About 10% of freshwater in society goes to municipalities, who deliver the water to consumers for bathing, washing, drinking, and cleaning. These uses are fairly benign for the most part, especially in comparison to the uses of fracking and factory farming.

However there is cause for concern when you consider that human overpopulation is still skyrocketing and has now reached an unprecedented 7.7 billion people: 100% more than the number in 1976, 300% more than the number in 1927, and 700% more than the number in 1804. This rate of growth can no longer be characterized as linear or even cubic but exponential.

Illustration of human overpopulation

As a result, we are now facing the very real threat of a global collapse in the supply of food and freshwater in the immediate future. Of course drought and famine have been persistent threats to human survival since the dawn of civilization, but they are now a greater threat than ever because of dwindling supplies of freshwater and skyrocketing human overpopulation.

Sadly there is no quick fix to the crisis we face. Nor is there a silver bullet that we can apply blindly to all situations irrespective of their specific challenges. Rather, if there is to be anything remotely resembling a solution to this crisis, it will have to be a myriad of responses that we employ as communities based on local challenges and opportunities.

Nonetheless I would like to highlight a few possibilities:

Abolish Fracking

Starting or joining a movement that is intent on the wholesale abolition of fracking (and all forms of fossil fuel extraction for that matter) is one of the best ways to ensure that our precious reserves of freshwater are not being poisoned with heavy metals and carcinogens or being injected deep in the Earth’s crust where it will be, quite literally, lost for all time.

Abolish Factory Farming

Another action that should be pursued and implemented is one targeting monocultures/factory farms. These industrial operations — which have almost nothing in common with the kind of farming done by small local producers — are exploitative of workers, destructive to the environment, and wasteful of our precious reserves of freshwater.

If you really want to find a good way to contribute to the cause, start or join a movement seeking to abolish factory farming.

Support Contraceptive Freedom

While I’m not interested in turning this blog post into a flame war on the issue of abortion, there is absolutely no doubt in the mind of anyone with a reasonably functional brain that all of us should be using contraceptives and encouraging others to do the same.

There is absolutely no excuse in a society where condoms can be purchased on nearly every street corner for men — and, yes, let’s face it, men are the ones primarily responsible here — not to be taking the most basic steps to put an end to human overpopulation and its devastating effect on our precious reserves of freshwater.

Support Community Involvement

We can’t even begin to grapple with this crisis unless we first and foremost organize and mobilize our communities.

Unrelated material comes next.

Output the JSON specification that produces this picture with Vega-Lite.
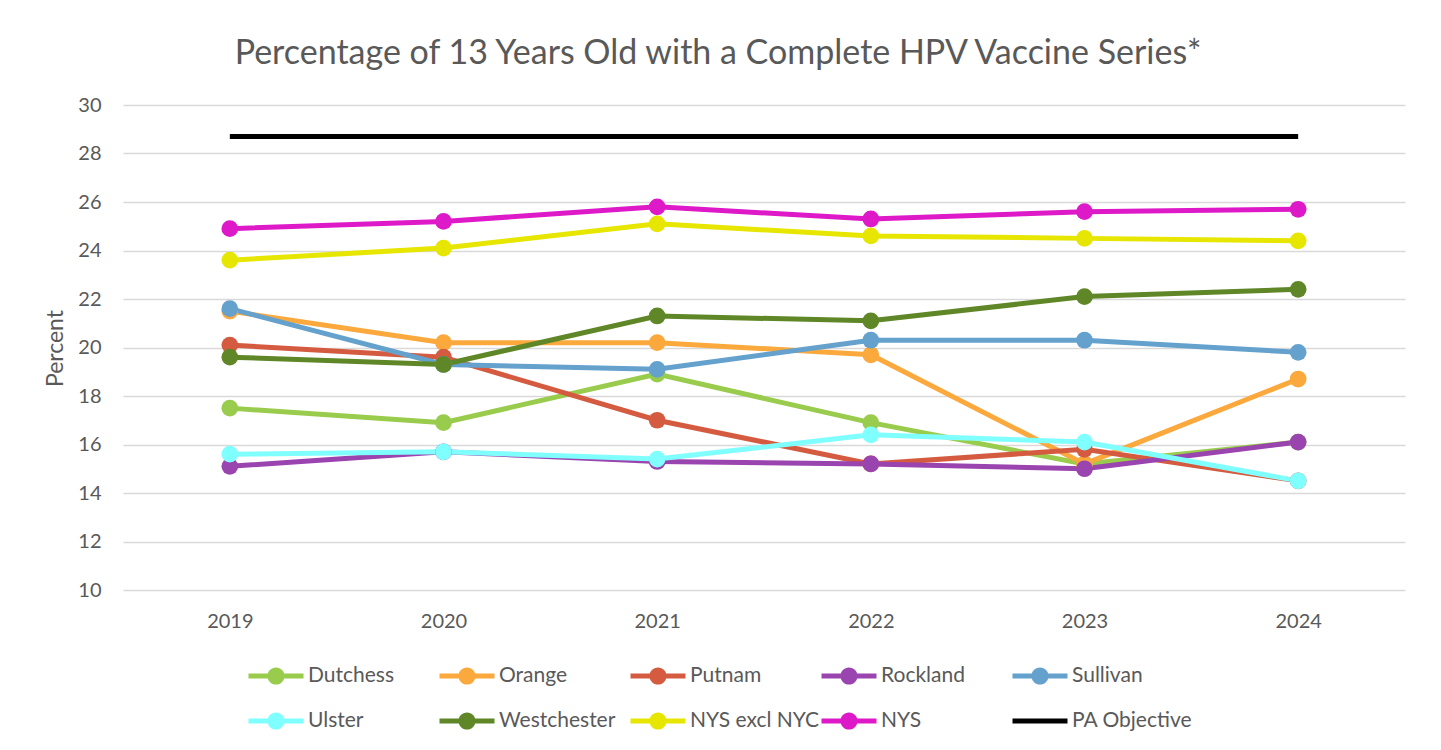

If the only concern that crosses most people’s minds on a daily basis is the next paycheck, the next vacation, or the next snap from a potential love interest, then of course this is never going to happen. So in order for us to begin to work together as communities, we first have to put down our phones, get outside, and meet people in the real world to create community and protect our planet.

And that’s good not only for our water but for each and every one of us.